# Insurance



## astramax46 (Jan 10, 2013)

Bikerpat said:


> Where would be the nicest places to live?
> In respect of affordability, near the beach, safety, and within distance of nursing college.
> Any recommendations?
> Also can you get health insurance there and what does it cover and how much does it cost?
> ...


Hi Pat, I'm an ex pat Englishman and have been living here for over 2 years now, since retirement. I looked at several areas, and stayed in a few temporarily , and finally settled in a place called Dasmarinas, Very safe, good access to Manila, only 50 pesos on an aircon bus. There are a couple of reputable nursing colleges near here, La Salle being probably the best.
Expect to pay about 3 to 4k a month to rent a half decent house on a sub division, ( mine is 3,800 a month. 2 bedrooms, and space to park 3 cars if needs.)
As for health insurance, I'll check and come back to you on that one.
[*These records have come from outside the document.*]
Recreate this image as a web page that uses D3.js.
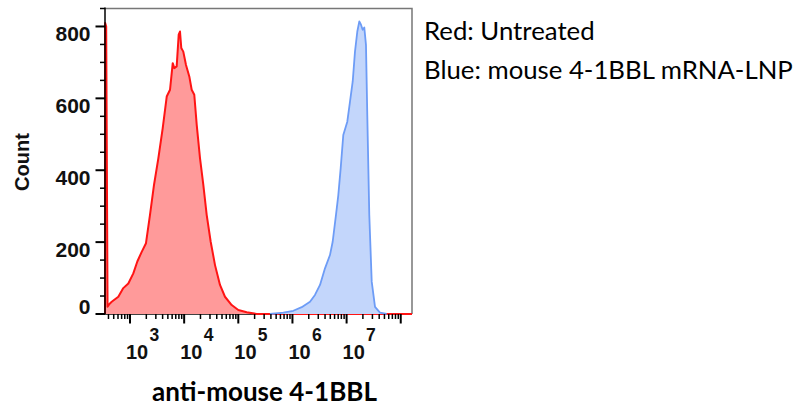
<!DOCTYPE html>
<html>
<head>
<meta charset="utf-8">
<script src="https://cdn.jsdelivr.net/npm/d3@7"></script>
<style>
  html, body { margin: 0; padding: 0; background: #fff; }
  svg { display: block; }
</style>
</head>
<body>
<svg id="chart" width="799" height="406"></svg>
<script>
// ---- data (log10 of fluorescence intensity, event count) ----
const redLog = [2.538, 2.540, 2.560, 2.585, 2.620, 2.662, 2.784, 2.876, 2.969, 3.061, 3.135, 3.216, 3.295, 3.369, 3.443, 3.523, 3.604, 3.678, 3.739, 3.789, 3.818, 3.862, 3.899, 3.923, 3.947, 3.984, 4.034, 4.095, 4.139, 4.187, 4.232, 4.293, 4.354, 4.416, 4.490, 4.570, 4.662, 4.754, 4.878, 5.000, 5.155, 5.340, 8.208];
const redCount = [0, 810, 800, 20, 28, 34, 48, 72, 85, 113, 146, 173, 197, 276, 359, 433, 517, 605, 624, 698, 684, 689, 777, 786, 740, 730, 693, 661, 624, 610, 526, 433, 359, 276, 201, 136, 81, 48, 25, 11, 5, 0, 0];
const blueLog = [5.585, 5.831, 6.016, 6.171, 6.324, 6.416, 6.509, 6.601, 6.693, 6.743, 6.804, 6.847, 6.891, 6.939, 7.013, 7.063, 7.113, 7.155, 7.198, 7.235, 7.266, 7.297, 7.327, 7.358, 7.382, 7.419, 7.464, 7.525, 7.617, 7.740];
const blueCount = [0, 4, 9, 19, 34, 53, 81, 127, 164, 201, 276, 331, 406, 498, 535, 591, 647, 730, 786, 814, 805, 791, 797, 749, 554, 276, 90, 20, 4, 0];

const xDomainLog = [2.538, 8.208];
const yDomain = [0, 850];
const yMajorTicks = [0, 200, 400, 600, 800];
const yMinorStep = 50;
const xMajorExponents = [3, 4, 5, 6, 7, 8];
const xLabelExponents = [3, 4, 5, 6, 7];

const legendLines = ["Red: Untreated", "Blue: mouse 4-1BBL mRNA-LNP"];
const xTitle = "anti-mouse 4-1BBL";
const yTitle = "Count";

// ---- layout ----
const L = 105, R = 412, T = 8.5, B = 314;
const svg = d3.select("#chart");

const x = d3.scaleLog().domain(xDomainLog.map(v => Math.pow(10, v))).range([L, R]);
const y = d3.scaleLinear().domain(yDomain).range([B, T]);

const toPts = (logs, counts) => logs.map((v, i) => [Math.pow(10, v), counts[i]]);
const red = toPts(redLog, redCount);
const blue = toPts(blueLog, blueCount);

const area = d3.area().x(d => x(d[0])).y0(y(0)).y1(d => y(d[1])).curve(d3.curveLinear);
const line = d3.line().x(d => x(d[0])).y(d => y(d[1])).curve(d3.curveLinear);

const AX = "'Liberation Sans', Arial, sans-serif";

// frame (top & right gray)
svg.append("path")
  .attr("d", `M${L},${T}H${R}V${B}`)
  .attr("fill", "none").attr("stroke", "#777").attr("stroke-width", 1.5);

// x axis line
svg.append("line").attr("x1", L - 9).attr("x2", R).attr("y1", B).attr("y2", B)
  .attr("stroke", "#000").attr("stroke-width", 1.5);

// histograms
svg.append("path").datum(red).attr("d", area).attr("fill", "#ff9a9a");
svg.append("path").datum(red).attr("d", line).attr("fill", "none")
  .attr("stroke", "#ff1414").attr("stroke-width", 2).attr("stroke-linejoin", "round");
svg.append("path").datum(blue).attr("d", area).attr("fill", "#c3d6fb");
svg.append("path").datum(blue).attr("d", line).attr("fill", "none")
  .attr("stroke", "#6d9cf6").attr("stroke-width", 1.8).attr("stroke-linejoin", "round");

// y axis line
svg.append("line").attr("x1", L).attr("x2", L).attr("y1", T - 1).attr("y2", B)
  .attr("stroke", "#000").attr("stroke-width", 1.5);

// y ticks
const yMinor = d3.range(yMinorStep, yDomain[1] + 1, yMinorStep).filter(v => !yMajorTicks.includes(v));
svg.append("g").selectAll("line").data(yMinor).join("line")
  .attr("x1", L - 5).attr("x2", L).attr("y1", d => y(d)).attr("y2", d => y(d))
  .attr("stroke", "#000").attr("stroke-width", 1.5);
svg.append("g").selectAll("line").data(yMajorTicks).join("line")
  .attr("x1", L - 9.5).attr("x2", L).attr("y1", d => y(d)).attr("y2", d => y(d))
  .attr("stroke", "#000").attr("stroke-width", 2);
svg.append("g").selectAll("text").data(yMajorTicks).join("text")
  .attr("x", L - 14.5)
  .attr("y", d => d === 0 ? y(d) - 0.5 : y(d) + 14.5)
  .attr("text-anchor", "end")
  .attr("font-family", AX)
  .attr("font-weight", "bold").attr("font-size", 21)
  .attr("fill", "#111")
  .text(d => d);

// x ticks
const xMinor = [];
for (let d = 2; d <= 8; d++) for (let k = 2; k <= 9; k++) {
  const v = k * Math.pow(10, d);
  if (v >= x.domain()[0] && v <= x.domain()[1]) xMinor.push(v);
}
svg.append("g").selectAll("line").data(xMinor).join("line")
  .attr("x1", d => x(d)).attr("x2", d => x(d)).attr("y1", B).attr("y2", B + 5)
  .attr("stroke", "#000").attr("stroke-width", 1.5);
svg.append("g").selectAll("line").data(xMajorExponents).join("line")
  .attr("x1", d => x(Math.pow(10, d))).attr("x2", d => x(Math.pow(10, d)))
  .attr("y1", B).attr("y2", B + 9.5)
  .attr("stroke", "#000").attr("stroke-width", 2);
const xl = svg.append("g").selectAll("g").data(xLabelExponents).join("g");
xl.append("text")
  .attr("x", d => x(Math.pow(10, d)) - 4).attr("y", 358.5)
  .attr("font-family", AX)
  .attr("font-weight", "bold").attr("font-size", 20).attr("fill", "#111")
  .text("10");
xl.append("text")
  .attr("x", d => x(Math.pow(10, d)) + 19.5).attr("y", 341)
  .attr("font-family", AX)
  .attr("font-weight", "bold").attr("font-size", 17.5).attr("fill", "#111")
  .text(d => d);

// axis titles
svg.append("text")
  .attr("transform", "translate(28.5,162) rotate(-90)")
  .attr("text-anchor", "middle")
  .attr("font-family", AX)
  .attr("font-weight", "bold").attr("font-size", 20).attr("fill", "#111")
  .text(yTitle);

function fit(sel, target) {
  const w = sel.node().getComputedTextLength();
  const s = parseFloat(sel.attr("font-size"));
  sel.attr("font-size", s * target / w);
}
const xt = svg.append("text")
  .attr("x", 264.5).attr("y", 401)
  .attr("text-anchor", "middle")
  .attr("font-family", "Lato, 'Open Sans', sans-serif")
  .attr("font-weight", "bold").attr("font-size", 20).attr("fill", "#000")
  .text(xTitle);
fit(xt, 225);

// legend text
const lg = svg.append("g").selectAll("text").data(legendLines).join("text")
  .attr("x", 424).attr("y", (d, i) => i === 0 ? 40 : 78.5)
  .attr("font-family", "Lato, 'Open Sans', sans-serif")
  .attr("font-size", 22).attr("fill", "#000")
  .text(d => d);
const lg2 = d3.select(lg.nodes()[1]);
const w2 = lg2.node().getComputedTextLength();
lg.attr("font-size", 22 * 369 / w2);
</script>
</body>
</html>
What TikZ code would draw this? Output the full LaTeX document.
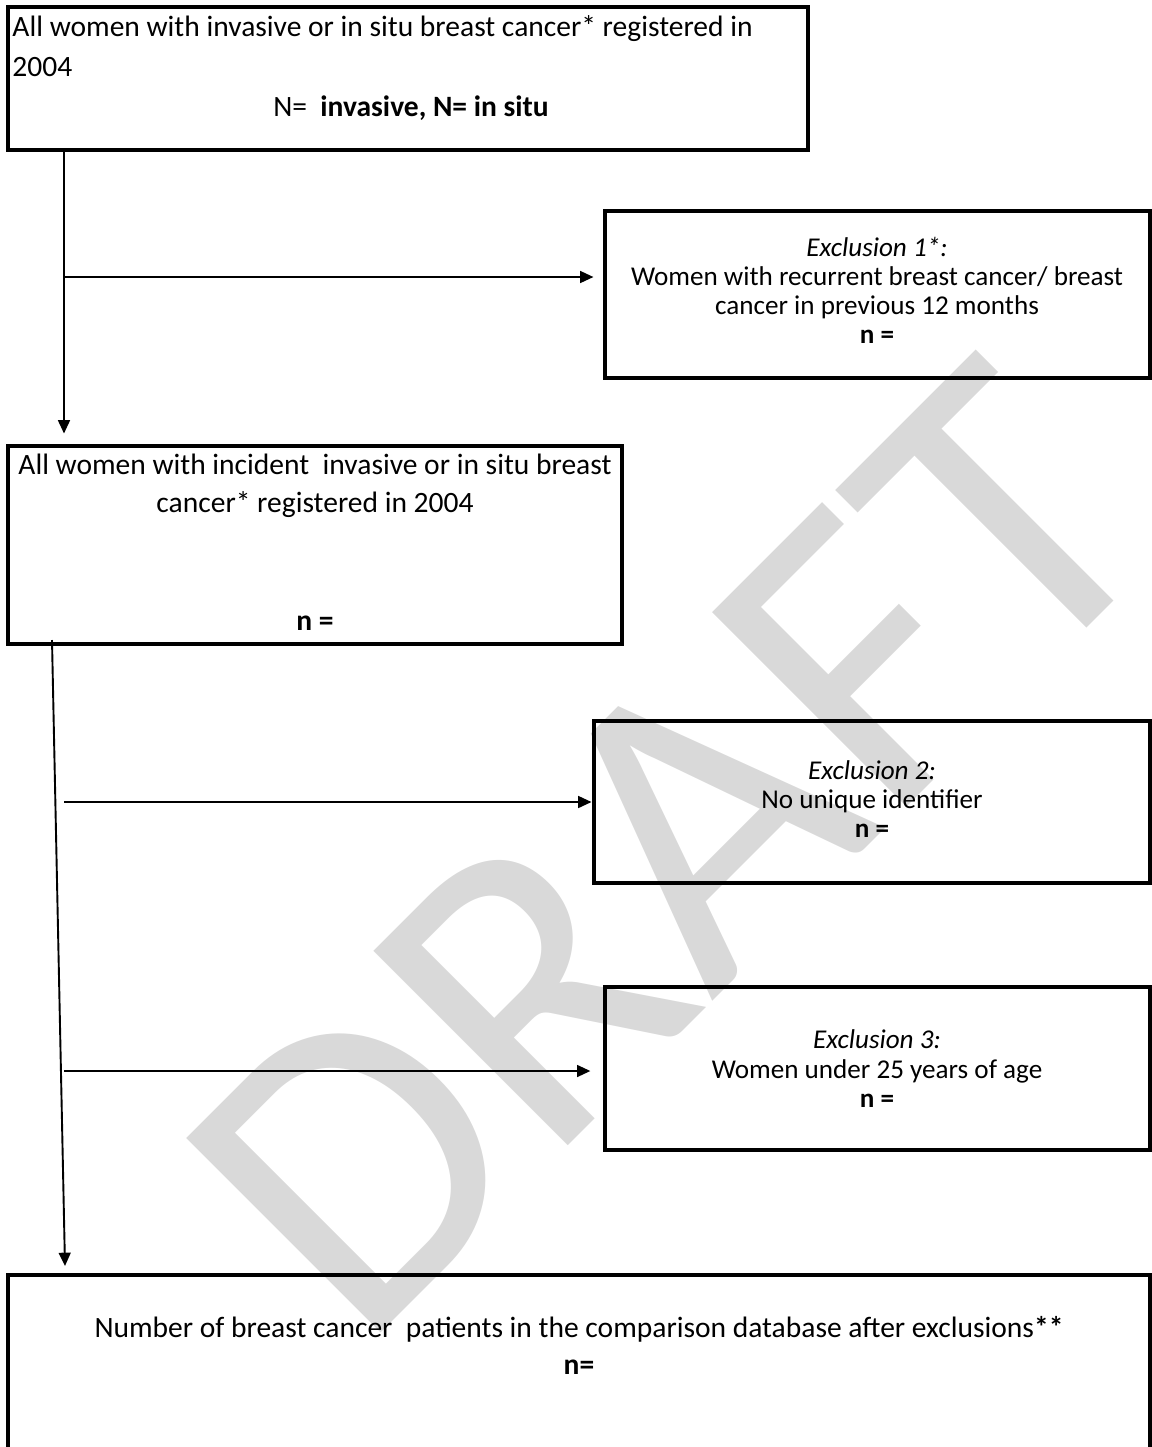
\documentclass[tikz,border=0pt]{standalone}
\usepackage{fontspec}
\setmainfont{Carlito}
\usetikzlibrary{arrows.meta,fit}

\begin{document}
\begin{tikzpicture}[x=0.42pt, y=-0.42pt,
	box/.style={draw=black, line width=1.3pt, inner sep=0pt},
	txt/.style={inner sep=0pt, anchor=base, font=\fontsize{12.4}{15}\selectfont},
	extxt/.style={txt, font=\fontsize{11.4}{14}\selectfont},
	flow/.style={-{Triangle[length=5.6pt, width=5pt]}, line width=0.8pt},
	watermark/.style={rotate=45, text=black!15, inner sep=0pt, font=\fontsize{180}{180}\selectfont}]
				\useasboundingbox (0,0) rectangle (1152,1447);
				
				\node[watermark] (draft) at (670,850) {DRAFT};
				
				\node[box, fit={(8,7) (808,150)}] (all) {};
				\node[txt, anchor=base west] (alla) at (12,36) {All women with invasive or in situ breast cancer* registered in};
				\node[txt, anchor=base west] (allb) at (12,76) {2004};
				\node[txt] (allc) at (411,116) {N=\ \ \textbf{invasive, N= in situ}};
				
				\node[box, fit={(605,211) (1150,378)}] (excl1) {};
				\node[extxt] (excla) at (877,256) {\textit{Exclusion 1*:}};
				\node[extxt] (exclb) at (877,285) {Women with recurrent breast cancer/ breast};
				\node[extxt] (exclc) at (877,314) {cancer in previous 12 months};
				\node[extxt] (excld) at (877,343) {\textbf{n =}};
				
				\node[box, fit={(8,446) (622,644)}] (inc) {};
				\node[txt] (inca) at (315,474) {All women with incident\ \ invasive or in situ breast};
				\node[txt] (incb) at (315,512) {cancer* registered in 2004};
				\node[txt] (incc) at (315,630) {\textbf{n =}};
				
				\node[box, fit={(594,721) (1150,883)}] (excl2) {};
				\node[extxt] (exclia) at (872,779) {\textit{Exclusion 2:}};
				\node[extxt] (exclib) at (872,808) {No unique identifier};
				\node[extxt] (exclic) at (872,837) {\textbf{n =}};
				
				\node[box, fit={(605,987) (1150,1150)}] (excl3) {};
				\node[extxt] (excliia) at (877,1048) {\textit{Exclusion 3:}};
				\node[extxt] (excliib) at (877,1078) {Women under 25 years of age};
				\node[extxt] (excliic) at (877,1107) {\textbf{n =}};
				
				\node[box, fit={(8,1275) (1150,1470)}] (final) {};
				\node[txt] (finala) at (579,1337) {Number of breast cancer\ \ patients in the comparison database after exclusions\textbf{**}};
				\node[txt] (finalb) at (579,1374) {\textbf{n=}};
				
				\coordinate (s1) at (64,152);
				\coordinate (b1) at (64,277);
				\coordinate (s2) at (52,640);
				\coordinate (e2) at (65,1266);
				\coordinate (b2) at (64,802);
				\coordinate (b3) at (64,1071);
				
				\draw[flow, shorten >=4.6pt] (s1) -- (s1 |- inc.north);
				\draw[flow, shorten >=4.2pt] (b1) -- (b1 -| excl1.west);
				\draw[flow] (s2) -- (e2);
				\draw[flow, shorten >=0.4pt] (b2) -- (b2 -| excl2.west);
				\draw[flow, shorten >=5.5pt] (b3) -- (b3 -| excl3.west);
			\end{tikzpicture}
\end{document}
I'm covered on my wife's insurance. 
From your handle I take it you are into motorbikes. You'll be in for a shock here, a big bike is anything over 125cc. In 2 years I've not seen more than a handful of bikes over 400 cc and never seen a Brit bike at all and only 2 Harley's.


----------



## Bikerpat (Apr 16, 2013)

Hi to you ex Pat Englishman. Thanks for that valuable information. I'll wait for any information you have re medical insyrance. Re motorbikes, I call myself bikerpat as it's a user name I use on another site. I had a big bike here until I sold it last year. So am not sure I'll get a bike when I moce to Phils unless I need one.


----------



## astramax46 (Jan 10, 2013)

*Health Insurance*

Hi Pat, I've contacted 3 different Health Insurance companies here, all require name, age and address, and from what I could understand, the address needs to be in the Philippines. So I think if you can contact some company in either Ireland or UK , and see if you can get a global cover, like Cigna Health Insurance. 
As for travelling in this country, public transport is both easy and cheap. I have a jeep but most of the time I travel on either a tricycle or jeepney.
If you do decide to move here and want to transport your personal belongings, look up on line for a ' balicbayan box ' company. I found it is the best way of sending stuff here. If you need any more info don't hesitate to ask. Take care, Tony.


----------



## Bikerpat (Apr 16, 2013)

Thanks Tony. Appreciate that advice.


----------